No restante do país, a quase ausência de terras não destinadas colocaria um enorme desafio para o Código Florestal. A legislação brasileira tem a Lei 6.938, de Política Nacional do Meio Ambiente, de 1981, que contém os princípios fundamentais para uma política ambiental de amplitude nacional. “Ela cumpre suas finalidades até hoje. Mas é preciso levá-las à prática”, diz Paulo Affonso Leme Machado, advogado, promotor aposentado e autor do livro “Direito Ambiental Brasileiro”.
Para Machado, o Conselho Nacional do Meio Ambiente (Conama) precisa atuar como um fiscal maior, mostrando falhas de atuação do governo federal. “Houve avanço em certo setor de legislação ambiental, mas também retrocesso. Como progresso, cito a Lei de Política Nacional de Resíduos Sólidos, e, como revés, a Lei de Agrotóxicos. Sem uma fiscalização cívica constante e verdadeira, a legislação ambiental, por melhor que seja, fica inoperante.”
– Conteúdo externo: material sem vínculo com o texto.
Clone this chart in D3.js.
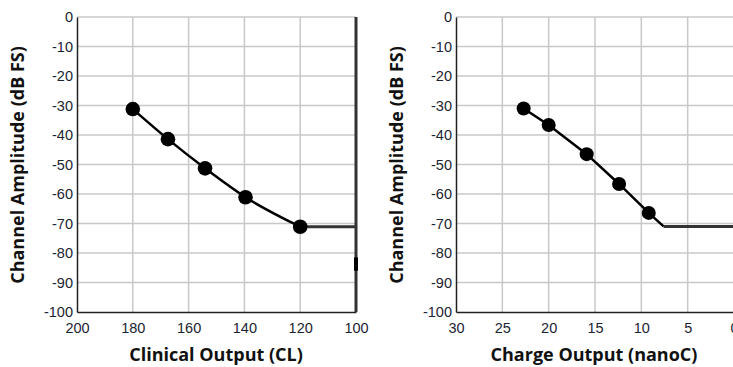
<!DOCTYPE html>
<html><head><meta charset="utf-8">
<script src="https://cdn.jsdelivr.net/npm/d3@7"></script>
<style>body{margin:0;background:#fff}svg{display:block}</style>
</head><body>
<script>
// Data
const yTicks = [0,-10,-20,-30,-40,-50,-60,-70,-80,-90,-100];
const clinicalTicks = [200,180,160,140,120,100];
const clinicalX = [180,167.4,154.1,139.6,120];
const clinicalY = [-31.2,-41.4,-51.3,-61.1,-71.1];
const clinicalFloorX = [120,100];
const clinicalFloorY = [-71.1,-71.1];
const chargeTicks = [30,25,20,15,10,5,0];
const chargeX = [22.7,20.0,15.9,12.4,9.2];
const chargeY = [-31.0,-36.6,-46.5,-56.6,-66.4];
const chargeLineX = [22.7,20.0,15.9,12.4,9.2,7.6];
const chargeLineY = [-31.0,-36.6,-46.5,-56.6,-66.4,-71.0];
const chargeFloorX = [7.6,0];
const chargeFloorY = [-71.0,-71.0];

const svg = d3.select("body").append("svg").attr("width",733).attr("height",367);

function panel(o){
  const g = svg.append("g");
  const x = d3.scaleLinear().domain(o.xDomain).range([o.left,o.right]);
  const y = d3.scaleLinear().domain([0,-100]).range([17,312]);
  // grid
  g.append("g").selectAll("line.v").data(o.xTicks.slice(1)).join("line")
    .attr("x1",d=>x(d)).attr("x2",d=>x(d)).attr("y1",y(0)).attr("y2",y(-100))
    .attr("stroke","#c8c8c8").attr("stroke-width",1.5);
  g.append("g").selectAll("line.h").data(yTicks.slice(0,-1)).join("line")
    .attr("x1",o.left).attr("x2",o.right).attr("y1",d=>y(d)).attr("y2",d=>y(d))
    .attr("stroke","#c8c8c8").attr("stroke-width",1.5);
  // axes
  const fmt = d => String(d);
  const ya = g.append("g").attr("transform",`translate(${o.left},0)`)
    .call(d3.axisLeft(y).tickValues(yTicks).tickSize(0).tickPadding(4).tickFormat(fmt));
  ya.select(".domain").attr("stroke","#222").attr("stroke-width",1.5);
  const xa = g.append("g").attr("transform",`translate(0,${y(-100)})`)
    .call(d3.axisBottom(x).tickValues(o.xTicks).tickSize(0).tickPadding(11).tickFormat(fmt));
  xa.select(".domain").attr("stroke","#222").attr("stroke-width",1.5);
  g.selectAll(".tick text").attr("font-family","'Liberation Sans',Arial,sans-serif")
    .attr("font-size",14.5).attr("fill","#1c2433");
  // line
  const line = d3.line().x(d=>x(d[0])).y(d=>y(d[1])).curve(o.curve);
  const floor = d3.line().x(d=>x(d[0])).y(d=>y(d[1]));
  g.append("path").attr("d",floor(d3.zip(o.floorX,o.floorY)))
    .attr("fill","none").attr("stroke","#333").attr("stroke-width",3);
  g.append("path").attr("d",line(d3.zip(o.lineX,o.lineY)))
    .attr("fill","none").attr("stroke","#000").attr("stroke-width",2.5);
  g.append("g").selectAll("circle").data(d3.zip(o.ptX,o.ptY)).join("circle")
    .attr("cx",d=>x(d[0])).attr("cy",d=>y(d[1])).attr("r",o.r).attr("fill","#000");
  if(o.rightBorder){
    g.append("line").attr("x1",o.right).attr("x2",o.right).attr("y1",y(0)).attr("y2",y(-100))
      .attr("stroke","#333").attr("stroke-width",3);
    g.append("line").attr("x1",o.right).attr("x2",o.right).attr("y1",y(-81.5)).attr("y2",y(-86))
      .attr("stroke","#000").attr("stroke-width",4);
  }
  // titles
  g.append("text").attr("transform",`translate(${o.yTitleX},165) rotate(-90)`)
    .attr("text-anchor","middle").attr("font-family","'Open Sans',sans-serif")
    .attr("font-weight","bold").attr("font-size",18).attr("fill","#111").text("Channel Amplitude (dB FS)");
  g.append("text").attr("x",o.xTitleX).attr("y",361)
    .attr("text-anchor","middle").attr("font-family","'Open Sans',sans-serif")
    .attr("font-weight","bold").attr("font-size",18).attr("fill","#111").text(o.xTitle);
}

panel({xDomain:[200,100],left:77,right:356,xTicks:clinicalTicks,
  lineX:clinicalX,lineY:clinicalY,ptX:clinicalX,ptY:clinicalY,
  floorX:clinicalFloorX,floorY:clinicalFloorY,curve:d3.curveMonotoneX,r:7.3,
  rightBorder:true,yTitleX:24,xTitleX:216,xTitle:"Clinical Output (CL)"});
panel({xDomain:[30,0],left:456,right:734,xTicks:chargeTicks,
  lineX:chargeLineX,lineY:chargeLineY,ptX:chargeX,ptY:chargeY,
  floorX:chargeFloorX,floorY:chargeFloorY,curve:d3.curveLinear,r:7,
  rightBorder:false,yTitleX:403,xTitleX:594,xTitle:"Charge Output (nanoC)"});
</script>
</body></html>
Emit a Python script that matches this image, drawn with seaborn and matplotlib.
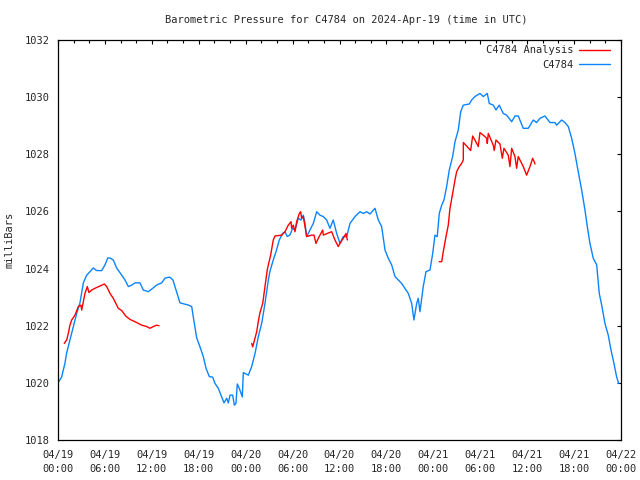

Os mecanismos de monitoramento e a mobilização por recursos necessários são importantes para o Brasil dar passos significativos adiante. A legislação brasileira de acesso à biodiversidade tem o Sistema Nacional de Gestão do Patrimônio Genético e do Conhecimento Tradicional Associado (SISGen) como uma de suas espinhas dorsais. É por meio dele que os usuários de biodiversidade brasileira conseguem cumprir as obrigações exigidas pela lei nacional de informar sobre as suas pesquisas com biodiversidade e indicar os produtos que desenvolveram.
Para atingir suas metas, o custo Brasil anual seria entre R$ 5 e 7 bilhões, segundo especialistas. “É um valor baixíssimo se compararmos apenas com os serviços ecossistêmicos promovidos pela vegetação nativa, como proteção do solo, polinização, regulação climática e irrigação pluvial. Esses serviços somam entre R$ 12 a 20 bilhões anuais, que beneficiam particularmente a agropecuária”, diz Barbieri.